To address the high latency and computational overhead in successive-cancellation list (SCL) decoding of short-to-medium-length polar and PAC codes—caused by layer-wise sorting—this paper proposes a novel Fast SCL (FSCL) decoding framework based on metric-driven polarization. The key contributions are: (i) the first design of a polarization-tree metric function that enables depth-adaptive optimal path evaluation; and (ii) a dynamic path pruning strategy derived from the statistical mean of this metric, drastically reducing sorting frequency. Evaluated on PAC(128,99) with list size 32, the proposed scheme achieves performance comparable to the Fano algorithm while reducing sorting operations by 67% (to 33% of the baseline) and significantly lowering decoding latency. By jointly optimizing decoding accuracy and efficiency, this work establishes a new paradigm for low-latency, practical decoding of polar-like codes.

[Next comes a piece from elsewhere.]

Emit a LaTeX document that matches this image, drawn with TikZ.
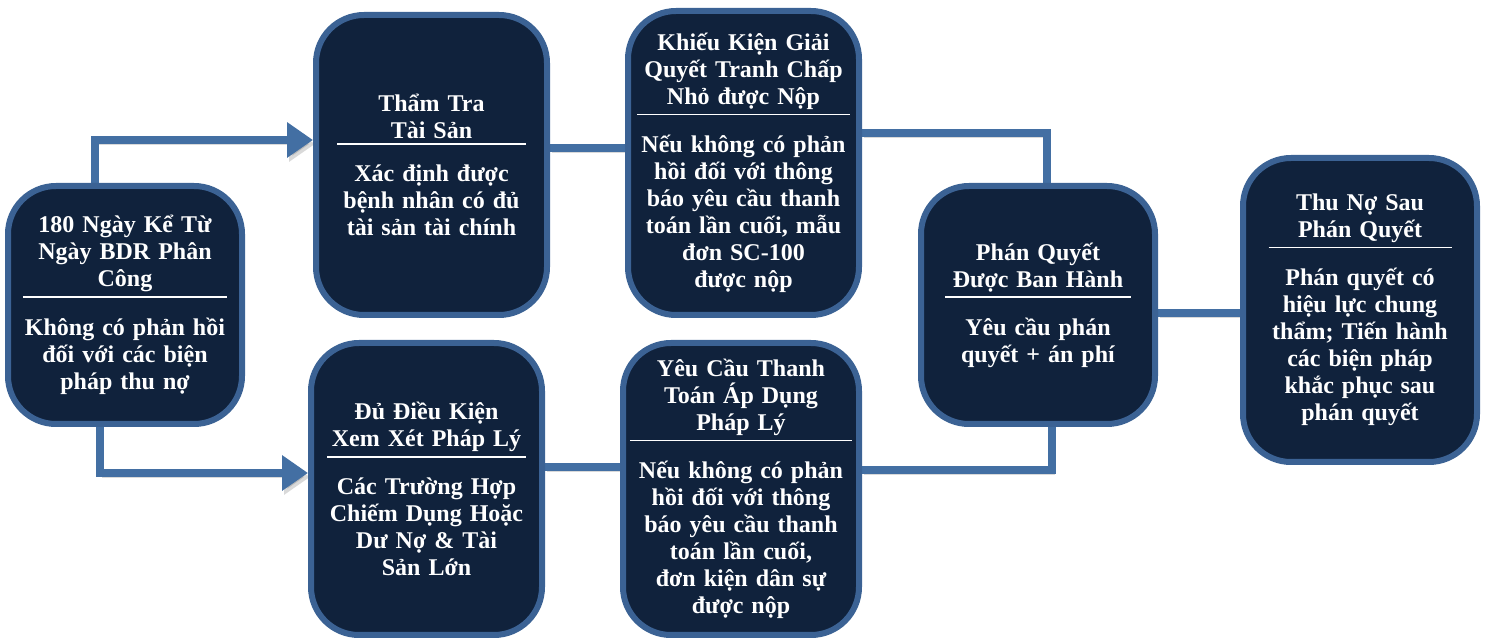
\documentclass[tikz,border=0pt]{standalone}
\usepackage{fontspec}
\setmainfont{Liberation Serif}
\usetikzlibrary{arrows.meta,backgrounds}
\definecolor{boxfill}{HTML}{10223C}
\definecolor{boxline}{HTML}{3B6294}
\definecolor{linkblue}{HTML}{436FA3}
\newcommand{\stagetext}[2]{#1\par\vspace{2pt}\hrule height 0.8pt\vspace{10pt}#2\par}
\begin{document}
\begin{tikzpicture}[x=0.5pt,y=-0.5pt,
  stage/.style={draw=boxline, line width=3pt, fill=boxfill, rounded corners=24pt,
    text=white, align=center, inner sep=0pt,
    font=\bfseries\fontsize{12}{13.5}\selectfont},
  link/.style={draw=linkblue, line width=4pt,
    preaction={draw=black, opacity=0.15, transform canvas={shift={(1pt,-2pt)}}}},
  arrowed/.style={-{Triangle[length=13pt,width=17pt]}}]
\useasboundingbox (0,0) rectangle (1485,641);
\node [stage, minimum width=117pt, minimum height=119pt, text width=102pt] (start) at (125,305)
  {\stagetext{180 Ngày Kể Từ\\Ngày BDR Phân\\Công}{Không có phản hồi\\đối với các biện\\pháp thu nợ}};
\node [stage, minimum width=115.5pt, minimum height=150pt, text width=94.5pt] (assets) at (431.5,165)
  {\stagetext{Thẩm Tra\\Tài Sản}{Xác định được\\bệnh nhân có đủ\\tài sản tài chính}};
\node [stage, minimum width=115.5pt, minimum height=152pt, text width=106.5pt] (smallclaim) at (743.5,163)
  {\stagetext{Khiếu Kiện Giải\\Quyết Tranh Chấp\\Nhỏ được Nộp}{Nếu không có phản\\hồi đối với thông\\báo yêu cầu thanh\\toán lần cuối, mẫu\\đơn SC-100\\được nộp}};
\node [stage, minimum width=115.5pt, minimum height=146pt, text width=99.5pt] (legal) at (426.5,489)
  {\stagetext{Đủ Điều Kiện\\Xem Xét Pháp Lý}{Các Trường Hợp\\Chiếm Dụng Hoặc\\Dư Nợ \& Tài\\Sản Lớn}};
\node [stage, minimum width=118pt, minimum height=146pt, text width=111pt] (demand) at (741,489)
  {\stagetext{Yêu Cầu Thanh\\Toán Áp Dụng\\Pháp Lý}{Nếu không có phản\\hồi đối với thông\\báo yêu cầu thanh\\toán lần cuối,\\đơn kiện dân sự\\được nộp}};
\node [stage, minimum width=117pt, minimum height=119pt, text width=93pt] (judgment) at (1038,305)
  {\stagetext{Phán Quyết\\Được Ban Hành}{Yêu cầu phán\\quyết + án phí}};
\node [stage, minimum width=117pt, minimum height=152pt, text width=91.5pt] (collect) at (1360,310)
  {\stagetext{Thu Nợ Sau\\Phán Quyết}{Phán quyết có\\hiệu lực chung\\thẩm; Tiến hành\\các biện pháp\\khắc phục sau\\phán quyết}};
\begin{scope}[on background layer]
\draw [link, arrowed] ([xshift=-15pt]start.north) |- ([yshift=12.5pt]assets.west);
\draw [link, arrowed] ([xshift=-12.5pt]start.south) |- ([yshift=8pt]legal.west);
\draw [link] ([yshift=8.5pt]assets.east) -- ([yshift=8.5pt]assets.east -| smallclaim.west);
\draw [link] ([yshift=15pt]smallclaim.east) -| ([xshift=4.5pt]judgment.north);
\draw [link] ([yshift=11pt]legal.east) -- ([yshift=11pt]legal.east -| demand.west);
\draw [link] ([yshift=9.5pt]demand.east) -| ([xshift=7pt]judgment.south);
\draw [link] ([yshift=-4pt]judgment.east) -- ([yshift=-4pt]judgment.east -| collect.west);
\end{scope}
\end{tikzpicture}
\end{document}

Short- to medium-block-length polar-like and polarization-adjusted convolutional (PAC) codes have demonstrated exceptional error-correction performance through sequential decoding. Successive cancellation list (SCL) decoding of polar-like and PAC codes can potentially match the performance of sequential decoding though a relatively large list size is often required. By benefiting from an optimal metric function, sequential decoding can find the correct path corresponding to the transmitted data by following almost one path on average at high Eb/N0 regimes. When considering a large number of paths in SCL decoding, a main bottleneck emerges that is the need for a rather expensive sorting operation at each level of decoding of data bits. In this paper, we propose a method to obtain the optimal metric function for each depth of the polarization tree through a process that we call polarization of the metric function. One of the major advantages of the proposed metric function is that it can be utilized in fast SC-based (FSC) and SCL-based (FSCL) decoders, i.e., decoders that opt to skip the so-called rate-1 and rate-0 nodes in the binary tree representation for significantly more efficient implementation. Furthermore, based on the average value of the polarized metric function of FSC-based decoders, we introduce a pruning technique that keeps only the paths whose metric values are close to the average value. As a result, our proposed technique significantly reduces the number of required sorting operations for FSCL-based decoding algorithms. For instance, for a high-rate PAC(128,99) code, SCL decoding with a list size of 32 achieves error-correction performance comparable to the Fano algorithm. Our method reduces the number of sorting operations of FSCL decoding to 33%, further decreasing latency.